Lead Scoring Road Map

While it is critical to increasing lead scoring now, you must also keep an eye on the future.

#1. Increasing awareness of potential influencers

As prospects receive more messages, information, and education through social media during the purchasing process, these peer channels will become more important. Indeed, awareness of how a person discovered a message, as well as where and from whom, will play an important role in lead scoring and nurturing procedures.

#2. Content Scoring

Businesses that modify their scoring model on a regular basis begin to see patterns in lead quality that can be directly linked to the information consumed during the buying process. Instead of the download activity itself, advanced firms are experimenting with scoring models based on content types, such as technical papers, product information, and customer testimonials.

#3. Scoring at the account level

Marketers must detect microtrends within a bigger range of interests since companies promote to individuals yet sell to businesses. Marketers will score leads more efficiently in the future to pinpoint when a specific role appears in the purchase cycle.

#4. Customer Scoring

To maximize client lifetime value, you must capitalize on up- and cross-selling opportunities. It means you must recognize when a prospect or existing client is in the cycle for a new product in your suite and when a prospect or existing customer has switched midstream and is interested in a different product. Smart marketers will examine all customer touchpoints in the future to discover opportunities and risks across the customer’s lifetime.

#5. Opportunity Scoring

Top marketers will examine a lead’s behavior all the way through the pipeline to estimate the likelihood of an opportunity closing.

#6. Forecasting Change

Even as your sales and marketing processes grow, your lead scoring model must remain closely aligned with them. You’ll be able to constantly track prospect behavior with predictive-modeling tools to determine how your model may need to alter.

You can align follow-up with inquiry and understand where each prospect is in the purchase process by objectively assessing sales leads with lead scoring. Lead scoring enables sales to focus on the most promising prospects and marketing to wisely target its efforts.

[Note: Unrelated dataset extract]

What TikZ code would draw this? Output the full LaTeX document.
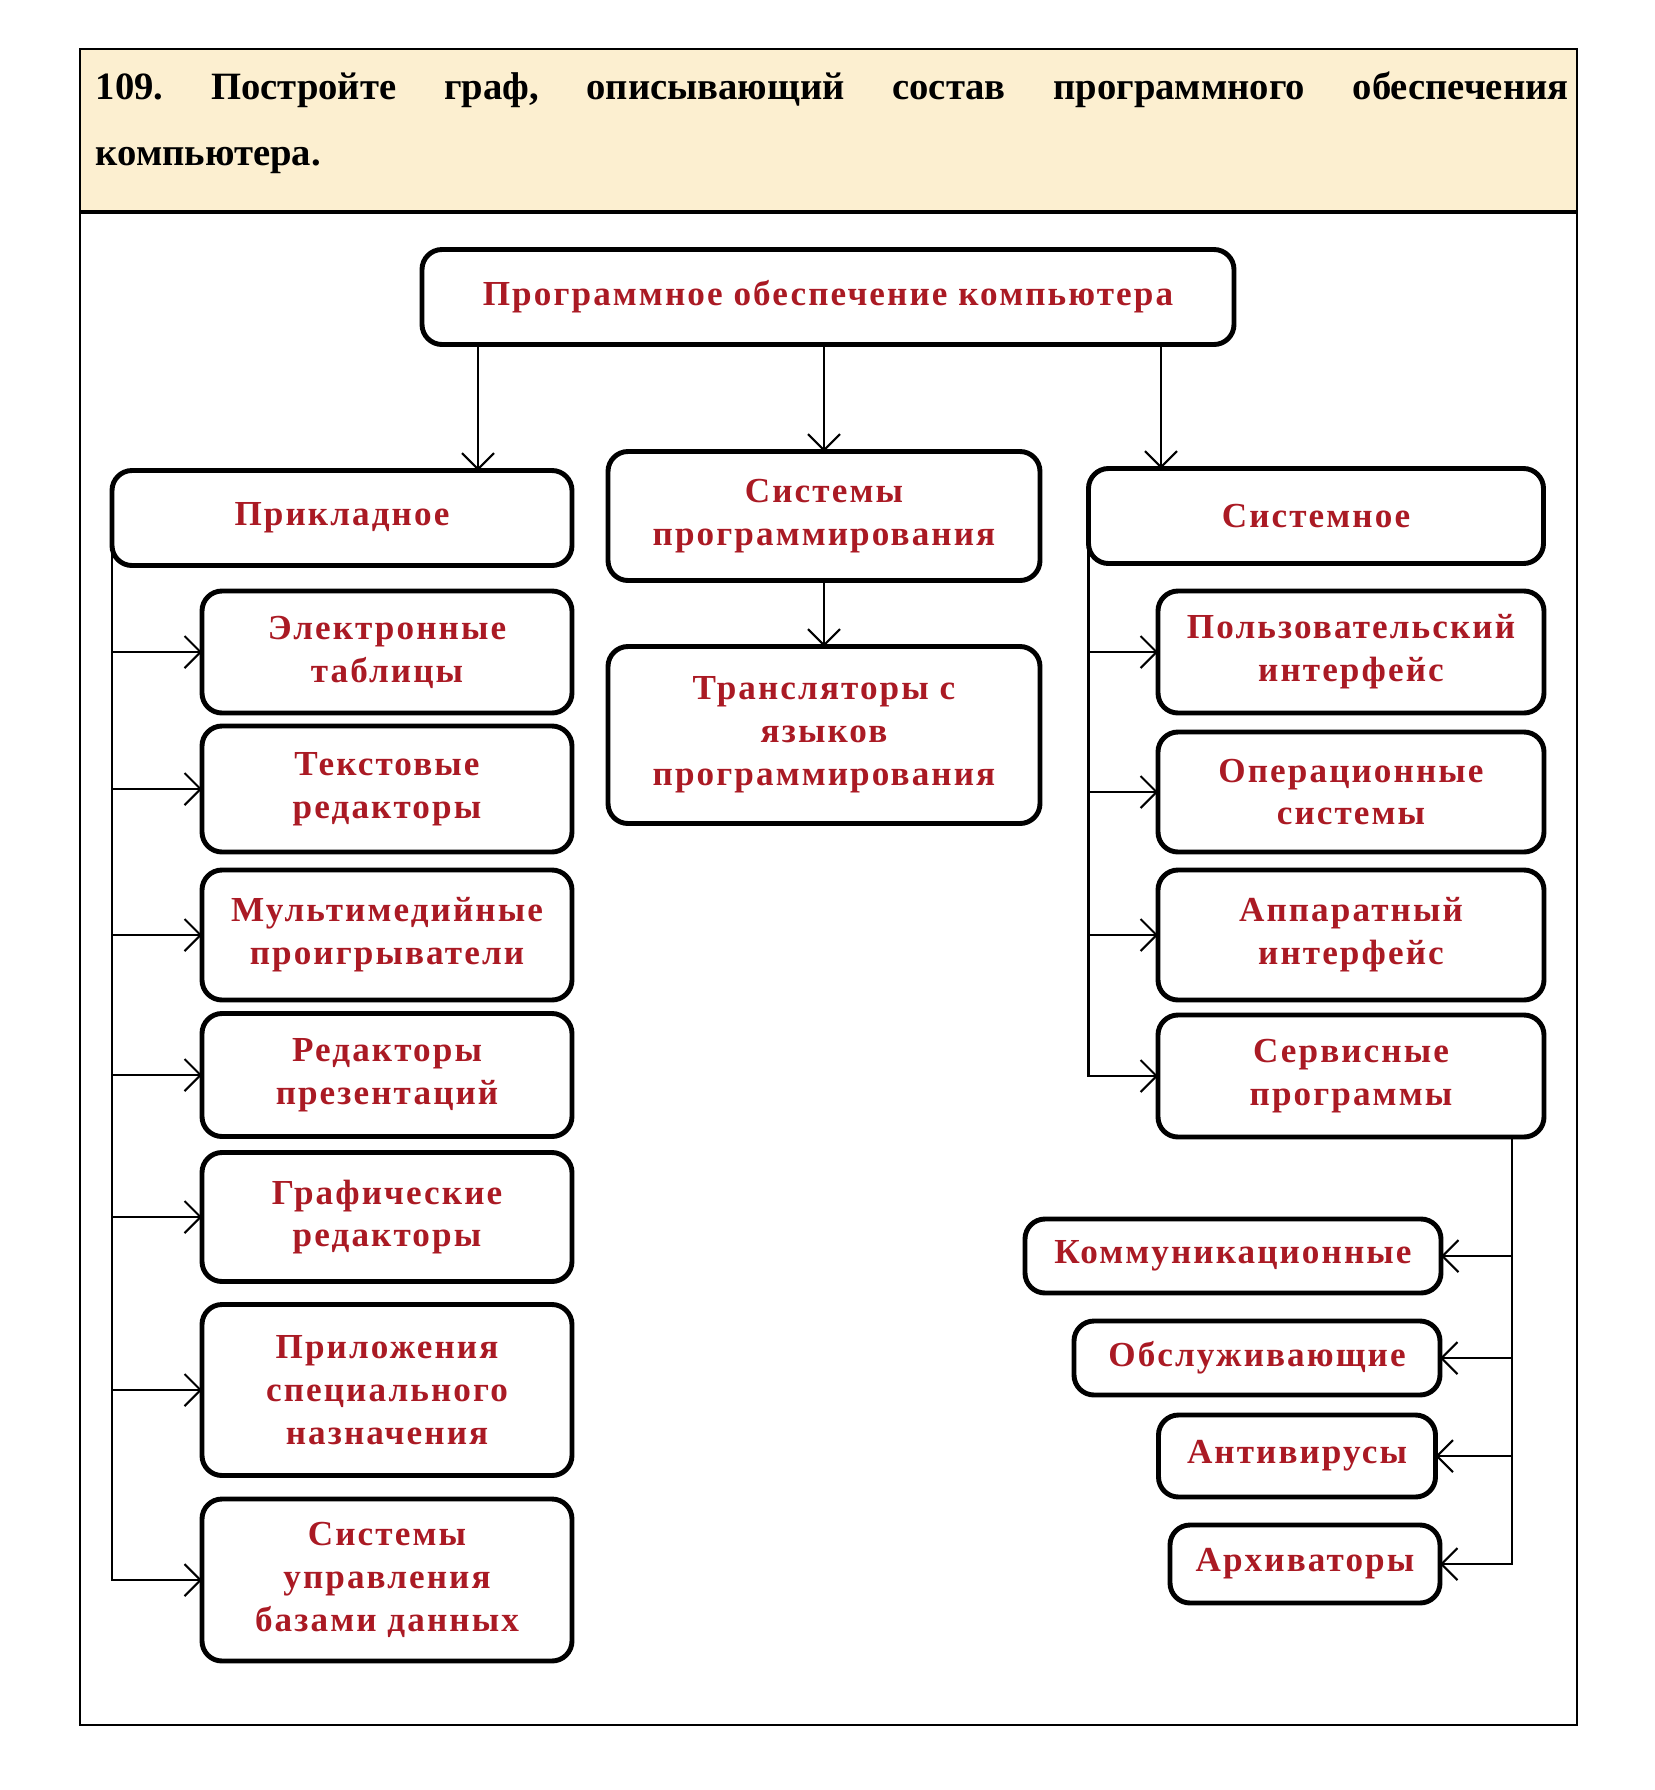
\documentclass[tikz,border=0pt]{standalone}
\usepackage{fontspec}
\setmainfont{Liberation Serif}
\newfontfamily\boxfont[LetterSpace=6]{Liberation Serif}
\usetikzlibrary{arrows.meta,positioning}

\definecolor{txtred}{RGB}{170,26,36}
\definecolor{headfill}{RGB}{252,239,208}

\begin{document}
\begin{tikzpicture}[
    x=0.1mm, y=-0.1mm,
    every node/.style={inner sep=0pt},
    blk/.style={draw, rounded corners=2mm, line width=1.4pt, outer sep=0pt, align=center, text=txtred,
                font=\boxfont\bfseries\fontsize{10}{12.2}\selectfont},
    arr/.style={-{Straight Barb[length=1.6mm, width=3.2mm]}, line width=0.6pt}
]
  \useasboundingbox (0,0) rectangle (1654,1790);

  % task frame
  \fill[headfill] (80,49) rectangle (1577,212);
  \draw[line width=1.2pt] (80,212) -- (1577,212);
  \draw[line width=0.8pt] (80,49) rectangle (1577,1725);
  \node[anchor=north west, text width=147.3mm, align=left,
        font=\bfseries\fontsize{11}{18.8}\selectfont] (task) at (95,71)
    {\hbox to 147.3mm{109.\hfill Постройте\hfill граф,\hfill описывающий\hfill состав\hfill программного\hfill обеспечения}\\компьютера.};

  \node[blk, minimum width=81.2mm, minimum height=9.5mm] (top) at (828,297) {Программное обеспечение компьютера};

  \node[blk, minimum width=46mm, minimum height=9.5mm] (pri) at (342,518) {Прикладное};
  \node[blk, minimum width=43.2mm, minimum height=12.9mm] (prog) at (824,516) {Системы\\программирования};
  \node[blk, minimum width=45.5mm, minimum height=9.5mm] (sys) at (1316,516) {Системное};
  \node[blk, minimum width=43.2mm, minimum height=17.7mm] (trans) at (824,735) {Трансляторы с\\языков\\программирования};

  % applied software
  \node[blk, minimum width=37mm, minimum height=12.2mm] (e1) at (387,652) {Электронные\\таблицы};
  \node[blk, minimum width=37mm, minimum height=12.6mm] (e2) at (387,789) {Текстовые\\редакторы};
  \node[blk, minimum width=37mm, minimum height=13mm] (e3) at (387,935) {Мультимедийные\\проигрыватели};
  \node[blk, minimum width=37mm, minimum height=12.3mm] (e4) at (387,1075) {Редакторы\\презентаций};
  \node[blk, minimum width=37mm, minimum height=12.9mm] (e5) at (387,1217) {Графические\\редакторы};
  \node[blk, minimum width=37mm, minimum height=17.1mm] (e6) at (387,1390) {Приложения\\специального\\назначения};
  \node[blk, minimum width=37mm, minimum height=16.2mm] (e7) at (387,1580) {Системы\\управления\\базами данных};

  % system software
  \node[blk, minimum width=38.6mm, minimum height=12.2mm] (s1) at (1351,652) {Пользовательский\\интерфейс};
  \node[blk, minimum width=38.6mm, minimum height=12mm] (s2) at (1351,792) {Операционные\\системы};
  \node[blk, minimum width=38.6mm, minimum height=13mm] (s3) at (1351,935) {Аппаратный\\интерфейс};
  \node[blk, minimum width=38.6mm, minimum height=12.2mm] (s4) at (1351,1076) {Сервисные\\программы};

  % utilities
  \node[blk, minimum width=41.6mm, minimum height=7.4mm] (u1) at (1233,1256) {Коммуникационные};
  \node[blk, minimum width=36.6mm, minimum height=7.4mm] (u2) at (1257,1358) {Обслуживающие};
  \node[blk, minimum width=27.7mm, minimum height=8.2mm] (u3) at (1297,1456) {Антивирусы};
  \node[blk, minimum width=27mm, minimum height=7.8mm] (u4) at (1305,1564) {Архиваторы};

  \coordinate (t1) at ([xshift=5.6mm]top.south west);
  \coordinate (t3) at ([xshift=-7.3mm]top.south east);
  \draw[arr] (t1) -- (t1 |- pri.north);
  \draw[arr] (top.south -| prog.north) -- (prog.north);
  \draw[arr] (t3) -- (t3 |- sys.north);
  \draw[arr] (prog) -- (trans);

  \foreach \i in {1,...,7}{
    \draw[arr] ([yshift=2mm]pri.south west) |- (e\i.west);
  }
  \foreach \i in {1,...,4}{
    \draw[arr] ([yshift=2mm]sys.south west) |- (s\i.west);
  }
  \foreach \i in {1,...,4}{
    \draw[arr] ([xshift=-3.2mm]s4.south east) |- (u\i.east);
  }
\end{tikzpicture}
\end{document}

By using the lead scoring best practices provided here, you can start converting more leads and increasing the productivity of your sales and marketing teams.

Conclusion

Lead scoring may appear to be a daunting task. Yet we can tell you that once a lead scoring system is implemented, your entire organization will become more productive and effective. In fact, firms that use a lead scoring system enhance their lead-generating ROI by 77%.
Hence, stop pondering about the best leads and stop sending unqualified leads to your sales staff. Start your lead scoring plan with your leadership immediately – your entire organization will thank you!